Webinars Focus on Humanitarian Projects

Learn how others are using technology to improve lives

21 October 2011

If you’d like to become active in a humanitarian project but are hesitating until you learn more details, consider sitting in on an upcoming IEEE Humanitarian Technology webinar or watching previously recorded ones.


The next live presentation, “Internet Access in Rural Africa,” is slated for 20 October at 10 a.m. Eastern time. In the webinar, IEEE Member Gertjan van Stam discusses the lessons he learned while building an information highway in the remote Zambian village of Macha. As CEO of LinkNet Zambia, a cooperative organization he set up, van Stam helped build the first rural Zambian Internet cooperative in which users share costs of building a local Internet connection and its wireless infrastructure, and its maintenance.


“The webinars are unique because they are the first that focus on how technology can be used to improve the lives of underprivileged people,” says IEEE Member Adrian Pais, a member of the IEEE Humanitarian Activities ad hoc committee. “The goal for the series is to be a learning and interaction platform for those interested in or already involved in humanitarian technology programs.”

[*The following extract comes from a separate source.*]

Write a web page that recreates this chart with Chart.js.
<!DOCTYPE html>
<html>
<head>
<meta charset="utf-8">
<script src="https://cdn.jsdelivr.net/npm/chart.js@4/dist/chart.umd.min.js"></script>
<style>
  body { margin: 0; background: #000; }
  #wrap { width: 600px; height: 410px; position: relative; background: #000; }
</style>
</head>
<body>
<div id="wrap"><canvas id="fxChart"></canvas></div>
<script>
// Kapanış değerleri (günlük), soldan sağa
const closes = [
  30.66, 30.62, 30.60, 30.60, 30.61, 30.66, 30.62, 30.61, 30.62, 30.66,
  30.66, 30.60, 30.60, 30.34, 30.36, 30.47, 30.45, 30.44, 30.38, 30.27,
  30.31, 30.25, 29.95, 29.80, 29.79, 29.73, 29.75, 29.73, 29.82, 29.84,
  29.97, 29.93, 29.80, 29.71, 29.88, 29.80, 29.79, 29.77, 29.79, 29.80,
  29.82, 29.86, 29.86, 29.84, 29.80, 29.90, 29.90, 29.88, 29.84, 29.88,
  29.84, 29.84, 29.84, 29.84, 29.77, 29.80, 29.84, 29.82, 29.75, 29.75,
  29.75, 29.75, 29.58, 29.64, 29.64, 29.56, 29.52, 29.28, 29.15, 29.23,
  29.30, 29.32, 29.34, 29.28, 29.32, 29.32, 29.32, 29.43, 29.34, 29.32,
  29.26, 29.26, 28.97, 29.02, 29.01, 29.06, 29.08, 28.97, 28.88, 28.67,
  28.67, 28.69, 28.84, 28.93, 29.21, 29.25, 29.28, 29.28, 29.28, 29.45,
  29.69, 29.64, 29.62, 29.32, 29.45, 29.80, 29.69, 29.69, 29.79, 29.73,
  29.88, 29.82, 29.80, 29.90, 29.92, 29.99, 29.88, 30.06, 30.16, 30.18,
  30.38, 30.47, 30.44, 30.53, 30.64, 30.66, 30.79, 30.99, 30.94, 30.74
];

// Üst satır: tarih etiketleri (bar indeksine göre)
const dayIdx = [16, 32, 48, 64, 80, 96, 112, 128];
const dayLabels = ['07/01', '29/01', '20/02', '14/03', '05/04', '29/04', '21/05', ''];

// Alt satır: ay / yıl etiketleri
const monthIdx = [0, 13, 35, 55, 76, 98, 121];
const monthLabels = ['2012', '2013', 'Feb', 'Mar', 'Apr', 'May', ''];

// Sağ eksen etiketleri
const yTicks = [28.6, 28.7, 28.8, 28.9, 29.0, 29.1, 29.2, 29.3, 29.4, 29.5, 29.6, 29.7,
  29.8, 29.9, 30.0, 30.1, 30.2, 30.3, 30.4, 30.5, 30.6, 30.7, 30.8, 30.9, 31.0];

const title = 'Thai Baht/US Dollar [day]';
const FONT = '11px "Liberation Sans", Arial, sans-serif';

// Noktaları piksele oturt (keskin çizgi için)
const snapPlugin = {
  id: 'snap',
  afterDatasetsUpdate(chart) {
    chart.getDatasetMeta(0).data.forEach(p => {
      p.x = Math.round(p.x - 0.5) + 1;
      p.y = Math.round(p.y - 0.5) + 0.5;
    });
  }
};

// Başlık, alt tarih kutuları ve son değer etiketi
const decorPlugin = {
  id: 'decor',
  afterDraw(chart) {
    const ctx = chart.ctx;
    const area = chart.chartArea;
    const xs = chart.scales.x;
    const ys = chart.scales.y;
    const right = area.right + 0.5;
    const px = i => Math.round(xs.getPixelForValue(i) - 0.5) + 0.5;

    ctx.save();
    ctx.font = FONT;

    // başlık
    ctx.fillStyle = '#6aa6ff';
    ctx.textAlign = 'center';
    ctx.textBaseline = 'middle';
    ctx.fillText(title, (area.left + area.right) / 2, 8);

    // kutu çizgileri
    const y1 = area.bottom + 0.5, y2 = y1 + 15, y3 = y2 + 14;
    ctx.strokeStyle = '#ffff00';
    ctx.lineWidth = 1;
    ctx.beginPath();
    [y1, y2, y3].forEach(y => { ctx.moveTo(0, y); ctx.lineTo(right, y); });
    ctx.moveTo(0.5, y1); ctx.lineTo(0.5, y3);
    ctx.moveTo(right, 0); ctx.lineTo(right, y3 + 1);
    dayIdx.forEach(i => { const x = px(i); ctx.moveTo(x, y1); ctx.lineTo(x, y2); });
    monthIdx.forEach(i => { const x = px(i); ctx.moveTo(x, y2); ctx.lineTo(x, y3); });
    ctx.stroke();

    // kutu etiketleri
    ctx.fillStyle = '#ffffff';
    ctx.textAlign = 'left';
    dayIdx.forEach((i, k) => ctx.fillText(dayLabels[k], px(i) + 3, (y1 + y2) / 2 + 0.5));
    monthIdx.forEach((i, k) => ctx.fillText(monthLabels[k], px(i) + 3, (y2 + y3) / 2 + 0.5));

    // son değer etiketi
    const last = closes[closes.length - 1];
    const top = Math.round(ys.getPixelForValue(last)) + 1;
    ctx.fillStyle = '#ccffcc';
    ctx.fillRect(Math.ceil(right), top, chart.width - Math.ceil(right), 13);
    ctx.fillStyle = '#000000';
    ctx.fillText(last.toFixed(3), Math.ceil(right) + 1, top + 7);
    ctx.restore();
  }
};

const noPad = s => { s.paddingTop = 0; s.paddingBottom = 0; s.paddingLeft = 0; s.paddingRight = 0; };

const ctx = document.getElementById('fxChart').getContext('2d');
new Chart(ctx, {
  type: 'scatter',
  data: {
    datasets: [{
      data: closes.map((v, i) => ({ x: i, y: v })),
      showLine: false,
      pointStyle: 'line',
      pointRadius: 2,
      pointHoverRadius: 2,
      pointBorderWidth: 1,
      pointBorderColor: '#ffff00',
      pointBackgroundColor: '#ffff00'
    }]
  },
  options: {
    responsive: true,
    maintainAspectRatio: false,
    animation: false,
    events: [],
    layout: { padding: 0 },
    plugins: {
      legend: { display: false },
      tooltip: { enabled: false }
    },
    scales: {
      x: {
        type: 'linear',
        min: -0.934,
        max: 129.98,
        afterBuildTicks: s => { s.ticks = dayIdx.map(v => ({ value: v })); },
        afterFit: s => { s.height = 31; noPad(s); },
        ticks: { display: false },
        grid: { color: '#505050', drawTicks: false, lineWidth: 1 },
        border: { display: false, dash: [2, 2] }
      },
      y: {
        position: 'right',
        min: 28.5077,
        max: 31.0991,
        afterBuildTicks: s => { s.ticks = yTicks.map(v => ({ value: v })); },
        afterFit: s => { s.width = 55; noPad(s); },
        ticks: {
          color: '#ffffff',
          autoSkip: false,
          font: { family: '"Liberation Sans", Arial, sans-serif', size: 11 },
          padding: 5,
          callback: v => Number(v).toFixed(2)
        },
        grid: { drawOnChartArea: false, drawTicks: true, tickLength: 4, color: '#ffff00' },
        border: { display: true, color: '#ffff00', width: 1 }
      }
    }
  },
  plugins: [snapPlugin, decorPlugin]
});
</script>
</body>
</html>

Pais notes that the programs are not limited to engineers and scientists but are open to anyone involved in humanitarian work, including representatives from government and nongovernmental organizations.


CRITICAL NEEDS

The free webinars focus on four infrastructure needs critical for development, as identified by the United Nations: water, energy, transportation, and communications. The webinars are expected to explore education, health care, and agriculture, as well as how to stimulate grassroots innovation.


The webinar series, which is still being developed, features leaders of philanthropic organizations talking about their approaches, the technologies they’ve applied, and the obstacles encountered along the way. Previously recorded webinars, available in the IEEE iTunes U site, discuss a water filter made of tea bags, a radio system for distributing educational programs, sustainable electrification systems, and mobile Web technology. 

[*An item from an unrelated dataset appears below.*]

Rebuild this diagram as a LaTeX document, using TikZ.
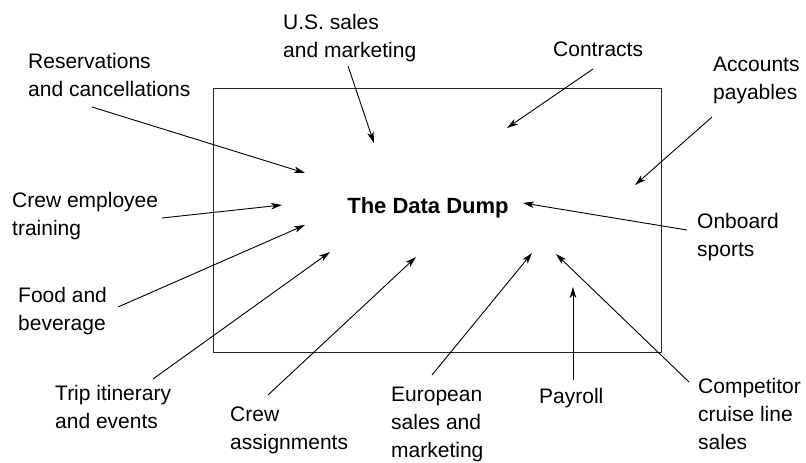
\documentclass[tikz,border=0pt]{standalone}
\usepackage{fontspec}
\setmainfont{Liberation Sans}
\usetikzlibrary{arrows.meta}

\tikzset{
  lbl/.style={anchor=north west,inner sep=0pt,align=left,font=\fontsize{21}{28}\selectfont},
  feed/.style={line width=0.9pt,-{Stealth[length=11pt,width=6.5pt,inset=3pt]}}
}

\begin{document}
\begin{tikzpicture}[x=1pt,y=-1pt]
    \useasboundingbox (0,0) rectangle (806,463);
    \draw[line width=1pt,black!85] (213,88) rectangle (661,352);
    \node[font=\fontsize{22}{26}\selectfont\bfseries] (dump) at (428,208) {The Data Dump};

    % labels
    \node[lbl] (res) at (28,53) {Reservations\\and cancellations};
    \node[lbl] (ussales) at (283,14) {U.S. sales\\and marketing};
    \node[lbl] (contracts) at (553,42) {Contracts};
    \node[lbl] (accounts) at (713,57) {Accounts\\payables};
    \node[lbl] (training) at (12,192) {Crew employee\\training};
    \node[lbl] (onboard) at (697,213) {Onboard\\sports};
    \node[lbl] (food) at (18,287) {Food and\\beverage};
    \node[lbl] (trip) at (55,385) {Trip itinerary\\and events};
    \node[lbl] (crew) at (230,407) {Crew\\assignments};
    \node[lbl] (eusales) at (391,387) {European\\sales and\\marketing};
    \node[lbl] (payroll) at (539,388) {Payroll};
    \node[lbl] (competitor) at (698,378) {Competitor\\cruise line\\sales};

    % arrow ends
    \coordinate (res-a) at (92,107);   \coordinate (res-b) at (305,173);
    \coordinate (us-a) at (348,66);    \coordinate (us-b) at (374,143);
    \coordinate (con-a) at (593,69);   \coordinate (con-b) at (507,128);
    \coordinate (acc-a) at (712,117);  \coordinate (acc-b) at (635,185);
    \coordinate (tra-a) at (162,218);  \coordinate (tra-b) at (282,205);
    \coordinate (onb-a) at (687,230);  \coordinate (onb-b) at (523,203);
    \coordinate (food-a) at (118,307); \coordinate (food-b) at (305,225);
    \coordinate (trip-a) at (153,379); \coordinate (trip-b) at (330,252);
    \coordinate (crew-a) at (268,395); \coordinate (crew-b) at (416,257);
    \coordinate (eu-a) at (432,375);   \coordinate (eu-b) at (532,253);
    \coordinate (pay-a) at (573,380);  \coordinate (pay-b) at (573,287);
    \coordinate (comp-a) at (689,382); \coordinate (comp-b) at (556,254);

    \draw[feed] (res-a) -- (res-b);
    \draw[feed] (us-a) -- (us-b);
    \draw[feed] (con-a) -- (con-b);
    \draw[feed] (acc-a) -- (acc-b);
    \draw[feed] (tra-a) -- (tra-b);
    \draw[feed] (onb-a) -- (onb-b);
    \draw[feed] (food-a) -- (food-b);
    \draw[feed] (trip-a) -- (trip-b);
    \draw[feed] (crew-a) -- (crew-b);
    \draw[feed] (eu-a) -- (eu-b);
    \draw[feed] (pay-a) -- (pay-b);
    \draw[feed] (comp-a) -- (comp-b);
\end{tikzpicture}
\end{document}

Another webinar describes the Engineering for Change project, a partnership of IEEE, the American Society of Mechanical Engineers, and Engineers Without Borders–USA. The partnership is charged with developing technical, locally appropriate, and sustainable solutions to humanitarian challenges.


“We want these webinars to become a leading resource for practitioners in humanitarian technology,” Pais says, “and to stimulate learning and engagement that leads to better solutions for the underserved and poor in the world.”